Meta disclosed that a critical flaw in its AI-assisted Instagram account recovery tool exposed more than 20,000 user accounts to takeover attacks over a seven-week period in 2026. The vulnerability in the High Touch Support (HTS) tool, which was designed to help users regain access to locked accounts, allowed attackers to reset passwords for any Instagram account by simply providing their own email address. The tool failed to verify whether the submitted email matched the account's registered address before sending password reset links.
The breach window extended from approximately April 17 through early June 2026, with Meta discovering the issue on May 31. During this period, attackers exploited the flaw to gain complete access to compromised accounts, including direct messages, contact information, dates of birth, posts, stories, and linked external services. Accounts without two-factor authentication enabled were particularly vulnerable, as attackers could immediately lock out legitimate owners after resetting passwords.
The technical failure represents a fundamental oversight in identity verification. The HTS system accepted any email address provided during the recovery process and sent password reset links to that address without cross-referencing it against the account's actual registered email. This allowed unauthorized parties to receive reset links for accounts they did not own and subsequently take control if 2FA was not active. The vulnerability went undetected for approximately six weeks before internal discovery.
Following discovery, Meta took immediate remediation steps by disabling the HTS tool entirely, invalidating all reset links generated through the vulnerable pathway, and forcing mandatory security checkpoints for all potentially affected accounts. The company implemented full password resets and re-authentication requirements for impacted users. Meta has also initiated a review of similar account recovery mechanisms across all its platforms, suggesting concerns about potential parallel vulnerabilities in other systems.

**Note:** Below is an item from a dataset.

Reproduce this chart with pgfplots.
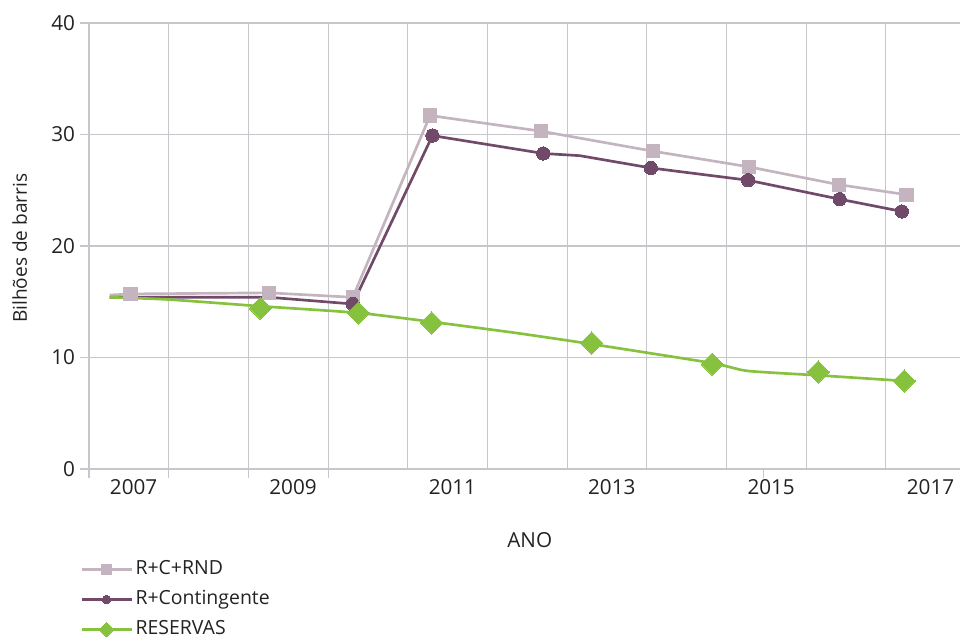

This incident adds to Meta's growing list of security failures, following previous penalties including a $264 million fine for a 2018 Facebook breach affecting 29 million accounts and a €91 million fine for storing hundreds of millions of passwords in plaintext. California Attorney General Rob Bonta and 39 other state attorneys general have called on Meta to strengthen protections against account takeovers. Meta is notifying affected users and recommending they enable two-factor authentication and review their security settings immediately.